▸ Required task
Search the data for the word "document" and copy every line that contains it.

▸ Material provided
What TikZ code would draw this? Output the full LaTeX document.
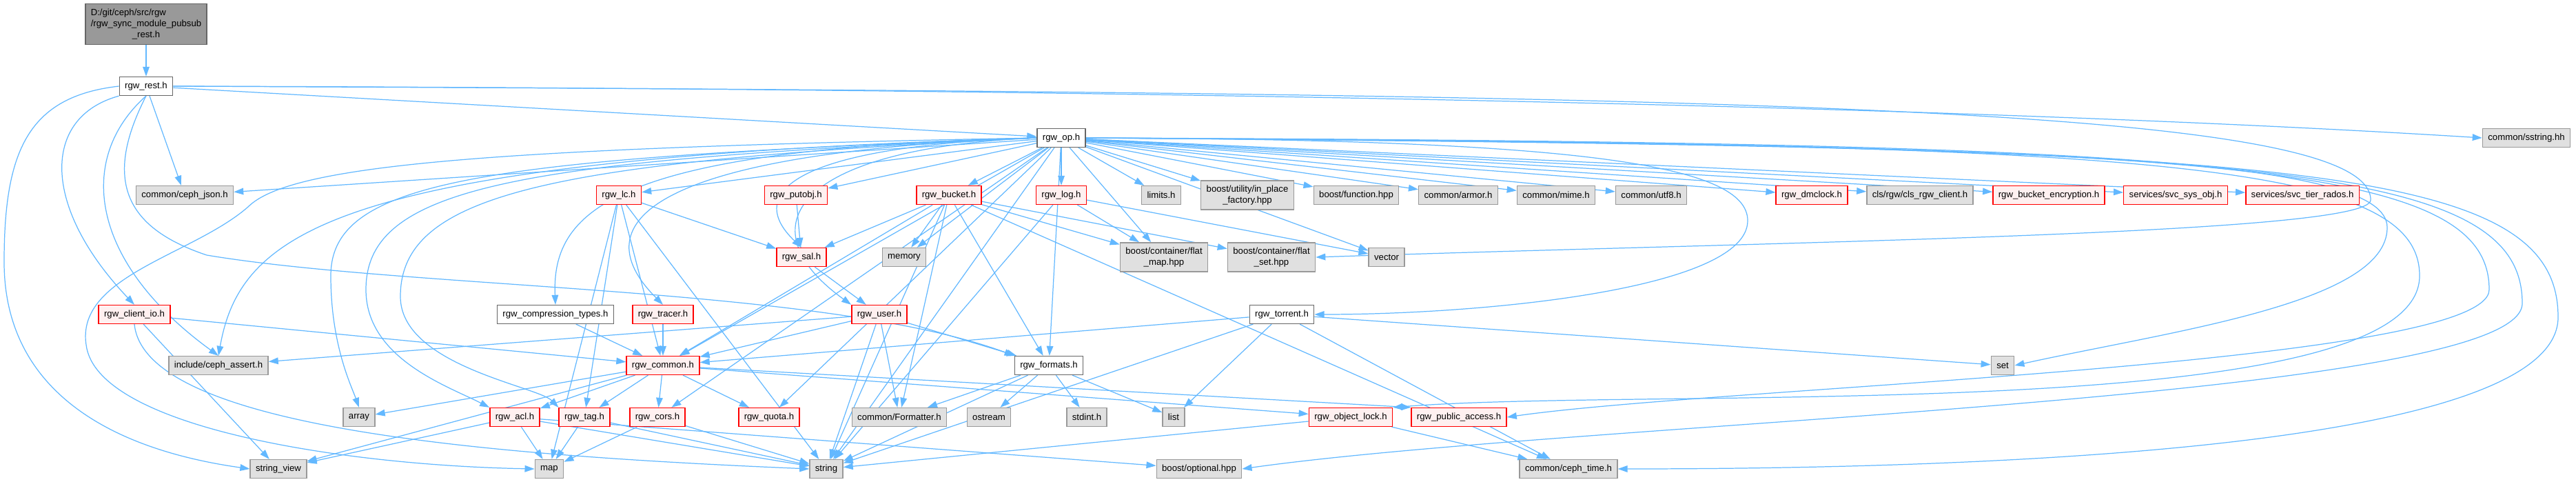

--

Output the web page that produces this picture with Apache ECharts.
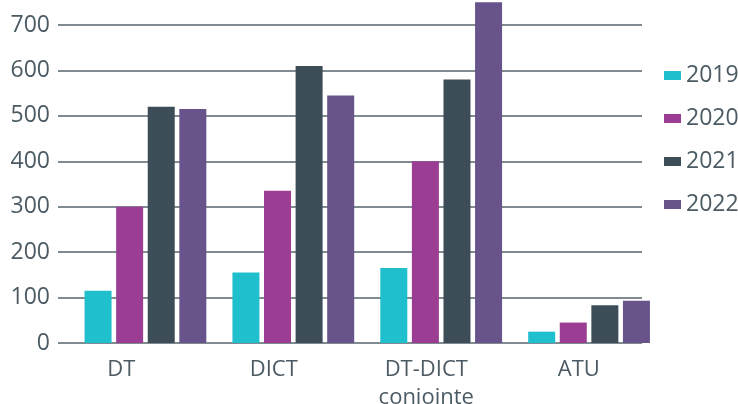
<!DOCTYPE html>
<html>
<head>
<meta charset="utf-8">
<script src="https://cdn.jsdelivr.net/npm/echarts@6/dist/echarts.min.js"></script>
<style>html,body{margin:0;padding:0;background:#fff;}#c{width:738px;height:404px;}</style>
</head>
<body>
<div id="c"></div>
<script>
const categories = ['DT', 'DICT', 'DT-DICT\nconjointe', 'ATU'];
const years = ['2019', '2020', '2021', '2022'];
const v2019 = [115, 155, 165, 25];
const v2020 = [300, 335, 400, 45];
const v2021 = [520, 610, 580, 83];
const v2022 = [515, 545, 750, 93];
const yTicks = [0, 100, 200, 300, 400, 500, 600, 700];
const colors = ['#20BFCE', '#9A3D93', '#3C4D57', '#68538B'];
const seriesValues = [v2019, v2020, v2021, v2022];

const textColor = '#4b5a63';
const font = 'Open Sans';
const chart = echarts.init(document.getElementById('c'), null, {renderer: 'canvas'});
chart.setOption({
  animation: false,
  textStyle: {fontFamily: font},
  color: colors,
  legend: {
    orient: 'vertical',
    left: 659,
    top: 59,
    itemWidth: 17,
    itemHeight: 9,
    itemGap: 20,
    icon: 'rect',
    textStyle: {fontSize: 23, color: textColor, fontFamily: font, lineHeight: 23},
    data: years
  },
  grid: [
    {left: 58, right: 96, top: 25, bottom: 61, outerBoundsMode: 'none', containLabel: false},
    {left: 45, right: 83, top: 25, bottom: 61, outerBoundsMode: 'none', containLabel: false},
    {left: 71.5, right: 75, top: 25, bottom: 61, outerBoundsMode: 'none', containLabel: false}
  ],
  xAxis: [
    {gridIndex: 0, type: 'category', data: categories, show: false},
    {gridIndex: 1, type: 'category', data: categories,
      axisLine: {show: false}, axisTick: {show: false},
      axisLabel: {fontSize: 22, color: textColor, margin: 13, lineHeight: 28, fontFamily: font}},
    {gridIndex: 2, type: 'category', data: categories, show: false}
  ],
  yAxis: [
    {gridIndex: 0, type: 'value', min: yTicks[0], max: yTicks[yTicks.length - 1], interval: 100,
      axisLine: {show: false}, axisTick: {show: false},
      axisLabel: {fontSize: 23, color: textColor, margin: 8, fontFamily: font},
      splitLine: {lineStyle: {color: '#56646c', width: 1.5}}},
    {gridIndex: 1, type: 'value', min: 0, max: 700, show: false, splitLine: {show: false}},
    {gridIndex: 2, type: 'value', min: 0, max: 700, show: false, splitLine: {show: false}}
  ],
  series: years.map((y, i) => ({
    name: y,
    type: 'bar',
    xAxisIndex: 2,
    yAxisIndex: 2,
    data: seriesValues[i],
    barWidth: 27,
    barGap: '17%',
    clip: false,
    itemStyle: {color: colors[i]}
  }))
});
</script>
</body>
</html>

▸ Result of the exercise
What TikZ code would draw this? Output the full LaTeX document.
const chart = echarts.init(document.getElementById('c'), null, {renderer: 'canvas'});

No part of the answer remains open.